Often the conversation about an ethical dilemma yields valuable insight into the solution. When we are thinking about an ethical dilemma on our own, our ideas are sometimes overshadowed by our emotions about the situation. This can limit our ability to come up with creative solutions.

It may be worthwhile to develop a team in your work setting that helps resolve ethical issues.

Sharing the burden of a difficult decision with others can feel much less lonely and isolating. As you explore others’ ethical challenges, consider what is at stake for a given ethical decision; who are the players? Who will be impacted?

If you were to take yourself and your co-workers out of the equation and imagine that this were a decision for another company to make, what would you advise based on your value system?

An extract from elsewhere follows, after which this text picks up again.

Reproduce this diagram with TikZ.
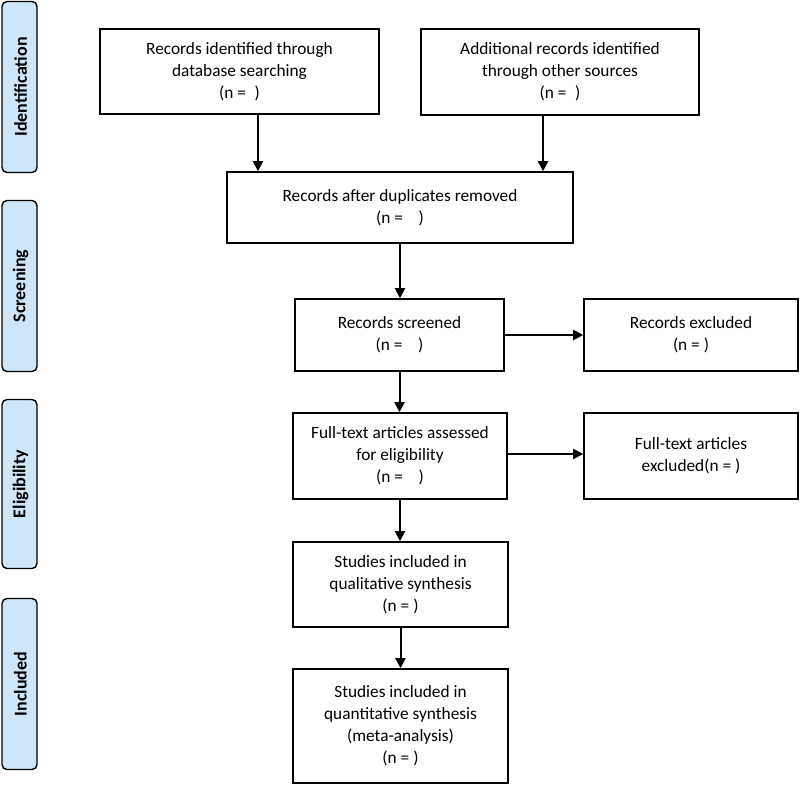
\documentclass[tikz,border=0pt]{standalone}
\usepackage{fontspec}
\setmainfont{Carlito}
\usetikzlibrary{arrows.meta}
\definecolor{barblue}{RGB}{206,230,248}
\tikzset{
  box/.style={draw=black, line width=1.6pt, fill=white, align=center, inner sep=2pt,
    font=\fontsize{17.3}{22}\selectfont},
  bar/.style={draw=black, line width=1.4pt, fill=barblue, rounded corners=5pt,
    minimum width=35pt, minimum height=171pt, inner sep=0pt},
  barlabel/.style={rotate=90, font=\fontsize{18}{20}\selectfont\bfseries},
  arr/.style={line width=2pt, -{Triangle[length=10pt,width=10pt]}}
}
\begin{document}
\begin{tikzpicture}[x=1pt,y=-1pt]
\useasboundingbox (0,0) rectangle (800,785);
% side bars
\node[bar] (idb) at (19.5,87) {};
\node[barlabel] (idl) at ([xshift=1pt]idb.center) {Identification};
\node[bar] (scb) at (19.5,286) {};
\node[barlabel] (scl) at ([xshift=1pt]scb.center) {Screening};
\node[bar, minimum height=169pt] (elb) at (19.5,484) {};
\node[barlabel] (ell) at ([xshift=1pt]elb.center) {Eligibility};
\node[bar] (inb) at (19.5,684) {};
\node[barlabel] (inl) at ([xshift=1pt]inb.center) {Included};
% boxes
\node[box, minimum width=279pt, minimum height=85pt] (b1) at (239.5,71.5)
  {Records identified through\\database searching\\(n =\hspace{0.5em})};
\node[box, minimum width=278pt, minimum height=86pt] (b2) at (560,72)
  {Additional records identified\\through other sources\\(n =\hspace{0.5em})};
\node[box, minimum width=346pt, minimum height=71pt] (b3) at (400,207.5)
  {Records after duplicates removed\\(n =\hspace{0.9em})};
\node[box, minimum width=209pt, minimum height=72pt] (b4) at (399.5,335)
  {Records screened\\(n =\hspace{0.9em})};
\node[box, minimum width=214pt, minimum height=72pt] (b5) at (691,335)
  {Records excluded\\(n = )};
\node[box, minimum width=214pt, minimum height=86pt] (b6) at (400,456)
  {Full-text articles assessed\\for eligibility\\(n =\hspace{0.9em})};
\node[box, minimum width=214pt, minimum height=86pt] (b7) at (691,456)
  {Full-text articles\\excluded(n = )};
\node[box, minimum width=215pt, minimum height=85pt] (b8) at (400.5,584.5)
  {Studies included in\\qualitative synthesis\\(n = )};
\node[box, minimum width=215pt, minimum height=114pt] (b9) at (400.5,726)
  {Studies included in\\quantitative synthesis\\(meta-analysis)\\(n = )};
% connectors
\draw[arr] ([xshift=18.5pt]b1.south) -- ([xshift=18.5pt]b1.south |- b3.north);
\draw[arr] ([xshift=-17pt]b2.south) -- ([xshift=-17pt]b2.south |- b3.north);
\draw[arr] (b3.south) -- (b3.south |- b4.north);
\draw[arr] (b4.east) -- (b5.west);
\draw[arr] (b4.south) -- (b4.south |- b6.north);
\draw[arr] ([yshift=2pt]b6.east) -- ([yshift=2pt]b6.east -| b7.west);
\draw[arr] (b6.south) -- (b6.south |- b8.north);
\draw[arr] (b8.south) -- (b8.south |- b9.north);
\end{tikzpicture}
\end{document}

What About Unsolicited Ethical Advice?

Everyone has their own barometer when it comes to ethics and values. When we observe others participating in unethical decision-making, we are put into an awkward position. Speak up or hush up? This situation in itself is an ethical dilemma.

Consider the consequences of speaking up and of staying quiet. Are the consequences of speaking up as major as the consequences of looking the other way? Are you willing to deal with the repercussions of standing up for what you believe in?

So much of our character and personal growth is shown through the challenges of ethical dilemmas.

Whether we take the more difficult path or go the easy route, our sense of self and understanding of what we represent will emerge. Ethical challenges push us beyond ourselves and ask us to look at what is important on a larger scale.

Often we can ask ourselves to consider the interest of the “greater good”. Is there a decision that has the best outcome for the most people? Is there a decision that causes the least amount of harm? Ethical decision making asks us to weigh one “right” against another and make a choice based on least-harm.

Personal growth happens on a continuum. Ethical dilemmas help ground us in what we believe and help shape us into the best possible version of ourselves.

Often the most difficult circumstances help us grow the most. Consider the ethical dilemmas of your life as ways to explore your strengths and examine what is most important. Even the ethical dilemmas of others offer an opportunity for self-reflection and personal growth.

Hindsight is one of the most difficult parts of personal growth, particularly when we dislike decisions we have made in the past. We can often learn from our past missteps and they can guide us into better ethical decision making in the future.  

As long as we are willing to pay attention to the areas in which we diverged from our value system, we can make more ethical decisions moving forward.